Before long, a list of Risky Business virtues were judged greater than the comparative sins of Private School and all were in agreement that Tom Cruise was a better star whereas Matthew Modine was the better actor.

Then technology had to rear its ugly, ergonomically-correct head and ruin the whole thing. Once DVDs arrived we could bid farewell to the double bill (one viewing of the movie plus a cursory trip through the extra features and Jimmy Kimmel was on), to say nothing of the rewind. How, pray tell, is the modern-day film watcher supposed to accurately digest and analyze The Fast and the Furious without this forum for the free exchange of ideas?

Now I don’t want to come off sounding like a linear-minded veranda-squatting crank yelling at these digital kids to get off my damn analog lawn. There are many changes born of technological advance that aren’t soul-sucking harbingers of the coming apocalypse: self-defrosting freezers, universal remotes, online socialising that allows for contact without the messy human component. I propose that advancement simply because we can isn’t always worth the collateral damage. Haven’t we learned our lesson from Frankenstein? No? Of course not, because we haven’t watched it and then taken the time to discuss during the rewind (or at the very least reckon with the more suspect directorial choices made by Kenneth Branagh).

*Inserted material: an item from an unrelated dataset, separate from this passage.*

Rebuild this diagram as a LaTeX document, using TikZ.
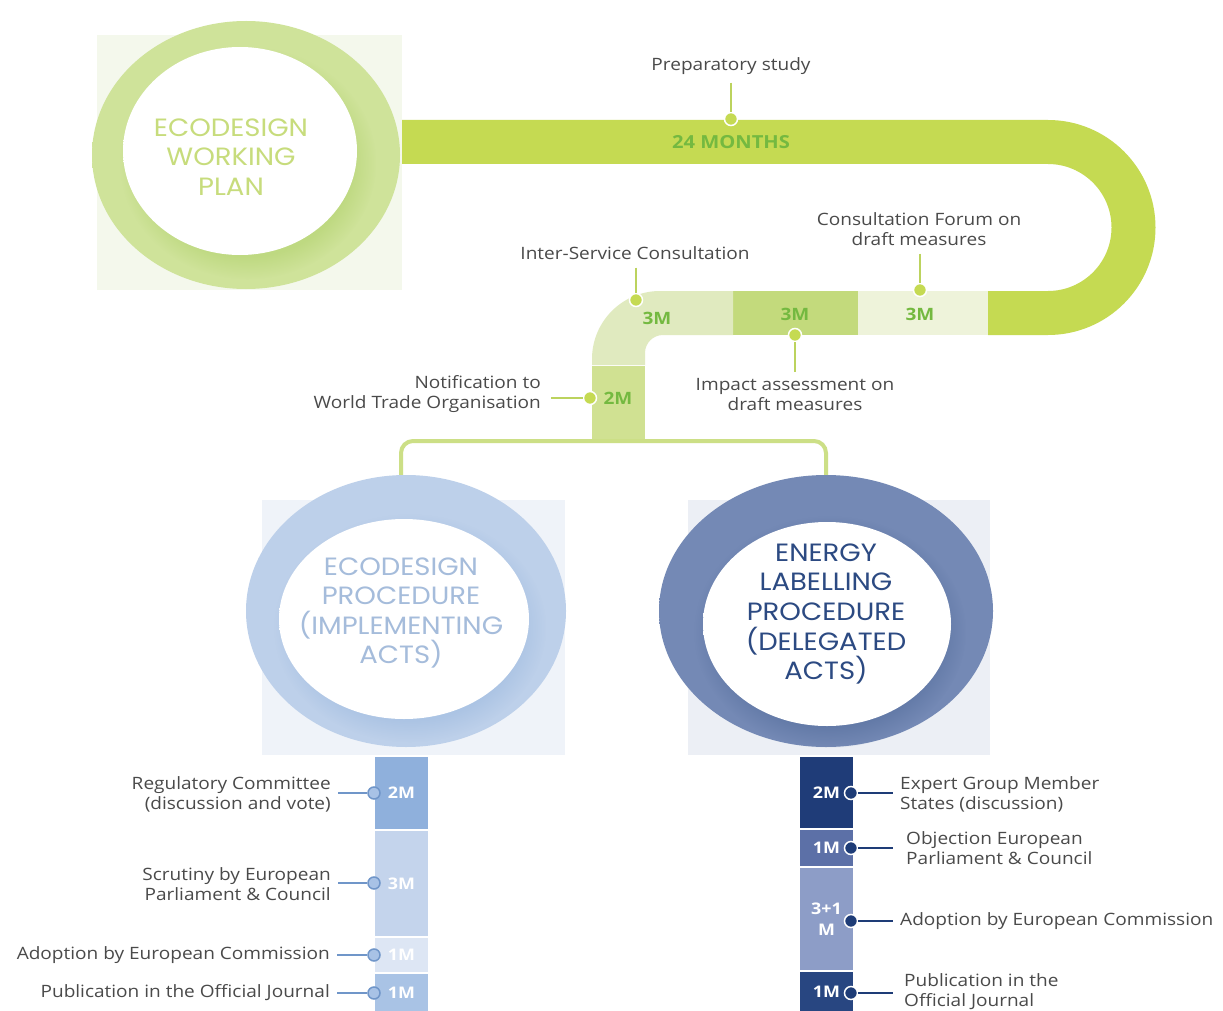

If you need a moral to savour, then I humbly suggest this: time-saving developments are only as good as the activities we undertake with those newly discovered moments. As long as conversation is trumped by nattering, and interaction confused with connection, we’ll never tease out the subtle ambiguities of the Kevin Smith oeuvre and that, ladies and gentleman, is a world I shudder to contemplate.

Bonus feature moral: watch for on-coming trains. They are moving faster than you think.